**Dataset excerpt**
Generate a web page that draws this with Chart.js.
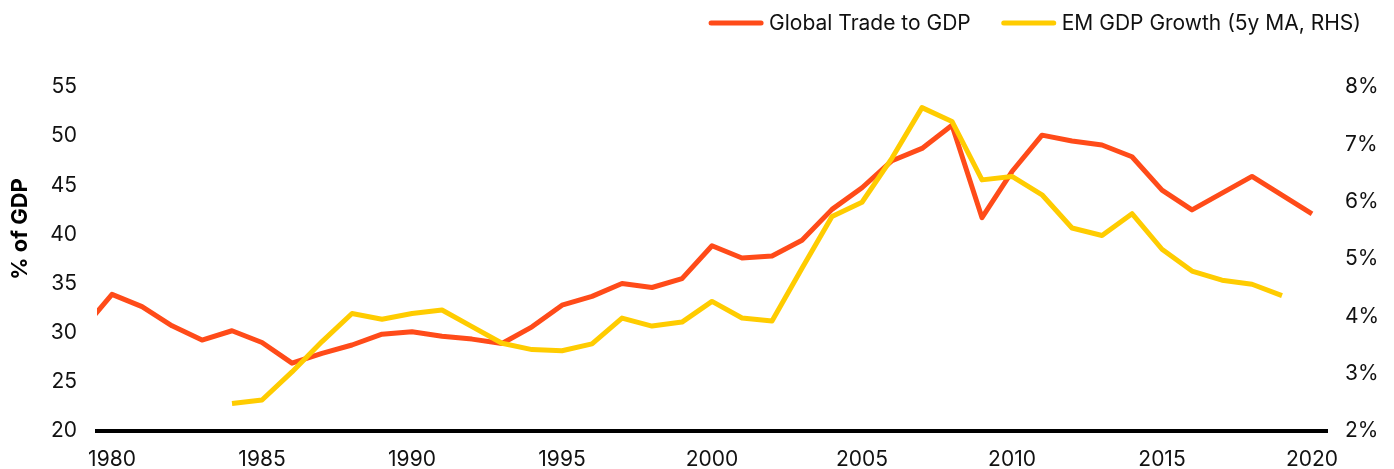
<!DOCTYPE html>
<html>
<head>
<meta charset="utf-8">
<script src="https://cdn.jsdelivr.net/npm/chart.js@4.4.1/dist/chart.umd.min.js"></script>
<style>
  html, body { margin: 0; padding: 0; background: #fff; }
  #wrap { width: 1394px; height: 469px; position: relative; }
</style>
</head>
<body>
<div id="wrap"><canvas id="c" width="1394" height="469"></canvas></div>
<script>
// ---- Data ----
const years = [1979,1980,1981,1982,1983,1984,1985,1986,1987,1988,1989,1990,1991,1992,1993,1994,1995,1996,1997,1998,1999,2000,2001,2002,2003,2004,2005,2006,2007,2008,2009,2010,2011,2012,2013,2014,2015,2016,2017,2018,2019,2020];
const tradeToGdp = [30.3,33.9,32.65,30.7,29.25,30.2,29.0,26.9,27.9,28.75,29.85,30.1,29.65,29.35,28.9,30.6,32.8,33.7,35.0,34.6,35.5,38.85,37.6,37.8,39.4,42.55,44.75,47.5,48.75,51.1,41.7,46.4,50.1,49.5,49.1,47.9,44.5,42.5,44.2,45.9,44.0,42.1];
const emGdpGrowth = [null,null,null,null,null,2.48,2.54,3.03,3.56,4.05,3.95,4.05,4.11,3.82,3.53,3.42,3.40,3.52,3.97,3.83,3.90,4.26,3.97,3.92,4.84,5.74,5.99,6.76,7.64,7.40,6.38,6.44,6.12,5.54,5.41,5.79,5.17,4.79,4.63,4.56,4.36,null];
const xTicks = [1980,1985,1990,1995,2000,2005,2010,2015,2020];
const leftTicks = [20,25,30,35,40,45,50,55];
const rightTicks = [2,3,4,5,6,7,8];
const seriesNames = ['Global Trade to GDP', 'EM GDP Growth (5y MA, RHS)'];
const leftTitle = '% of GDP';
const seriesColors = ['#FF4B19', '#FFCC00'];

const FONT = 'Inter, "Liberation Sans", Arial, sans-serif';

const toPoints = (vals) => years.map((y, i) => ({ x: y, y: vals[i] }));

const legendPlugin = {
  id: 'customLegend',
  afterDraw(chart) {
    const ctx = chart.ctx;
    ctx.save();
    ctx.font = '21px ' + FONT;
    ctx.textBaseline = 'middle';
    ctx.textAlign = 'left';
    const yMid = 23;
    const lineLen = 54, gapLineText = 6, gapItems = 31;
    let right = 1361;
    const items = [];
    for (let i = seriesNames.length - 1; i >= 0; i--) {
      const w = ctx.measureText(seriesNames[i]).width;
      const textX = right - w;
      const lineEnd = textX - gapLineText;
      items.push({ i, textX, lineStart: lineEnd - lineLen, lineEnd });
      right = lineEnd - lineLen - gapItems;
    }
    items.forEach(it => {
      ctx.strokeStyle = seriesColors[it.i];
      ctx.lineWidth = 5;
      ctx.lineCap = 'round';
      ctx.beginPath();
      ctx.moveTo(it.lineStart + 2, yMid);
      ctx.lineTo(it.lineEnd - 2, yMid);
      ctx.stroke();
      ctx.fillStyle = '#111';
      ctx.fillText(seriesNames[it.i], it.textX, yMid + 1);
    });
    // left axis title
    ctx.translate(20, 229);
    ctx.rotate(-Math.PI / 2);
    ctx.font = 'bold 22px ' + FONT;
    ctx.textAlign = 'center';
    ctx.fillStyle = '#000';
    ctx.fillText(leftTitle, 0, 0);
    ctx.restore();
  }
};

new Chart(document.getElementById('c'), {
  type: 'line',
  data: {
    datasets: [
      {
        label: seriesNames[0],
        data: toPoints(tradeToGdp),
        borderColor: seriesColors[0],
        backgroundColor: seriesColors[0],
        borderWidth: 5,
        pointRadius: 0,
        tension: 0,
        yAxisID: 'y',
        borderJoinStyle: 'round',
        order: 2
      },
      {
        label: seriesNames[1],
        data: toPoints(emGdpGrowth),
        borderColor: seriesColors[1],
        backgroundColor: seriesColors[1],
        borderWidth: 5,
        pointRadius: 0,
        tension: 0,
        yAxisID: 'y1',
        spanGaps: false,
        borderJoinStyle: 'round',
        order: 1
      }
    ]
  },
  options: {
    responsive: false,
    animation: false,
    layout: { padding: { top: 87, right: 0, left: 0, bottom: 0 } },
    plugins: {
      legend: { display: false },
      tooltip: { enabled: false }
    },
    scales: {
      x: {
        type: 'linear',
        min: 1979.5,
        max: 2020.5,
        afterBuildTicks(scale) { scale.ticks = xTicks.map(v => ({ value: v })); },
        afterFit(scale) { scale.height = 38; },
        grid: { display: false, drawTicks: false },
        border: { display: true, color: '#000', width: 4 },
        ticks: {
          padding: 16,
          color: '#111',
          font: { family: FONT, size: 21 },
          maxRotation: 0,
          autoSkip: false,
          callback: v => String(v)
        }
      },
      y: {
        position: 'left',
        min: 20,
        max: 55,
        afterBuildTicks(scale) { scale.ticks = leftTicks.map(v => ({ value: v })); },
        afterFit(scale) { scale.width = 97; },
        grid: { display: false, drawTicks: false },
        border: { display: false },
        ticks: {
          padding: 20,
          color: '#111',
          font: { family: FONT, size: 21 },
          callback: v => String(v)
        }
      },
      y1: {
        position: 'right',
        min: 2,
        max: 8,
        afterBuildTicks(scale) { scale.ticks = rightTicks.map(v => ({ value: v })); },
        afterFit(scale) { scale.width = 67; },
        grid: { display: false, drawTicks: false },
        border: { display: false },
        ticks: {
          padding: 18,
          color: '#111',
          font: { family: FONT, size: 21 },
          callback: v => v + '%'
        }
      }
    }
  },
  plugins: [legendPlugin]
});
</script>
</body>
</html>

**Exercise description**
Would you return the data exactly as written, without the pictures?

**Solution**
Generate a web page that draws this with Chart.js.
<!DOCTYPE html>
<html>
<head>
<meta charset="utf-8">
<script src="https://cdn.jsdelivr.net/npm/chart.js@4.4.1/dist/chart.umd.min.js"></script>
<style>
  html, body { margin: 0; padding: 0; background: #fff; }
  #wrap { width: 1394px; height: 469px; position: relative; }
</style>
</head>
<body>
<div id="wrap"><canvas id="c" width="1394" height="469"></canvas></div>
<script>
// ---- Data ----
const years = [1979,1980,1981,1982,1983,1984,1985,1986,1987,1988,1989,1990,1991,1992,1993,1994,1995,1996,1997,1998,1999,2000,2001,2002,2003,2004,2005,2006,2007,2008,2009,2010,2011,2012,2013,2014,2015,2016,2017,2018,2019,2020];
const tradeToGdp = [30.3,33.9,32.65,30.7,29.25,30.2,29.0,26.9,27.9,28.75,29.85,30.1,29.65,29.35,28.9,30.6,32.8,33.7,35.0,34.6,35.5,38.85,37.6,37.8,39.4,42.55,44.75,47.5,48.75,51.1,41.7,46.4,50.1,49.5,49.1,47.9,44.5,42.5,44.2,45.9,44.0,42.1];
const emGdpGrowth = [null,null,null,null,null,2.48,2.54,3.03,3.56,4.05,3.95,4.05,4.11,3.82,3.53,3.42,3.40,3.52,3.97,3.83,3.90,4.26,3.97,3.92,4.84,5.74,5.99,6.76,7.64,7.40,6.38,6.44,6.12,5.54,5.41,5.79,5.17,4.79,4.63,4.56,4.36,null];
const xTicks = [1980,1985,1990,1995,2000,2005,2010,2015,2020];
const leftTicks = [20,25,30,35,40,45,50,55];
const rightTicks = [2,3,4,5,6,7,8];
const seriesNames = ['Global Trade to GDP', 'EM GDP Growth (5y MA, RHS)'];
const leftTitle = '% of GDP';
const seriesColors = ['#FF4B19', '#FFCC00'];

const FONT = 'Inter, "Liberation Sans", Arial, sans-serif';

const toPoints = (vals) => years.map((y, i) => ({ x: y, y: vals[i] }));

const legendPlugin = {
  id: 'customLegend',
  afterDraw(chart) {
    const ctx = chart.ctx;
    ctx.save();
    ctx.font = '21px ' + FONT;
    ctx.textBaseline = 'middle';
    ctx.textAlign = 'left';
    const yMid = 23;
    const lineLen = 54, gapLineText = 6, gapItems = 31;
    let right = 1361;
    const items = [];
    for (let i = seriesNames.length - 1; i >= 0; i--) {
      const w = ctx.measureText(seriesNames[i]).width;
      const textX = right - w;
      const lineEnd = textX - gapLineText;
      items.push({ i, textX, lineStart: lineEnd - lineLen, lineEnd });
      right = lineEnd - lineLen - gapItems;
    }
    items.forEach(it => {
      ctx.strokeStyle = seriesColors[it.i];
      ctx.lineWidth = 5;
      ctx.lineCap = 'round';
      ctx.beginPath();
      ctx.moveTo(it.lineStart + 2, yMid);
      ctx.lineTo(it.lineEnd - 2, yMid);
      ctx.stroke();
      ctx.fillStyle = '#111';
      ctx.fillText(seriesNames[it.i], it.textX, yMid + 1);
    });
    // left axis title
    ctx.translate(20, 229);
    ctx.rotate(-Math.PI / 2);
    ctx.font = 'bold 22px ' + FONT;
    ctx.textAlign = 'center';
    ctx.fillStyle = '#000';
    ctx.fillText(leftTitle, 0, 0);
    ctx.restore();
  }
};

new Chart(document.getElementById('c'), {
  type: 'line',
  data: {
    datasets: [
      {
        label: seriesNames[0],
        data: toPoints(tradeToGdp),
        borderColor: seriesColors[0],
        backgroundColor: seriesColors[0],
        borderWidth: 5,
        pointRadius: 0,
        tension: 0,
        yAxisID: 'y',
        borderJoinStyle: 'round',
        order: 2
      },
      {
        label: seriesNames[1],
        data: toPoints(emGdpGrowth),
        borderColor: seriesColors[1],
        backgroundColor: seriesColors[1],
        borderWidth: 5,
        pointRadius: 0,
        tension: 0,
        yAxisID: 'y1',
        spanGaps: false,
        borderJoinStyle: 'round',
        order: 1
      }
    ]
  },
  options: {
    responsive: false,
    animation: false,
    layout: { padding: { top: 87, right: 0, left: 0, bottom: 0 } },
    plugins: {
      legend: { display: false },
      tooltip: { enabled: false }
    },
    scales: {
      x: {
        type: 'linear',
        min: 1979.5,
        max: 2020.5,
        afterBuildTicks(scale) { scale.ticks = xTicks.map(v => ({ value: v })); },
        afterFit(scale) { scale.height = 38; },
        grid: { display: false, drawTicks: false },
        border: { display: true, color: '#000', width: 4 },
        ticks: {
          padding: 16,
          color: '#111',
          font: { family: FONT, size: 21 },
          maxRotation: 0,
          autoSkip: false,
          callback: v => String(v)
        }
      },
      y: {
        position: 'left',
        min: 20,
        max: 55,
        afterBuildTicks(scale) { scale.ticks = leftTicks.map(v => ({ value: v })); },
        afterFit(scale) { scale.width = 97; },
        grid: { display: false, drawTicks: false },
        border: { display: false },
        ticks: {
          padding: 20,
          color: '#111',
          font: { family: FONT, size: 21 },
          callback: v => String(v)
        }
      },
      y1: {
        position: 'right',
        min: 2,
        max: 8,
        afterBuildTicks(scale) { scale.ticks = rightTicks.map(v => ({ value: v })); },
        afterFit(scale) { scale.width = 67; },
        grid: { display: false, drawTicks: false },
        border: { display: false },
        ticks: {
          padding: 18,
          color: '#111',
          font: { family: FONT, size: 21 },
          callback: v => v + '%'
        }
      }
    }
  },
  plugins: [legendPlugin]
});
</script>
</body>
</html>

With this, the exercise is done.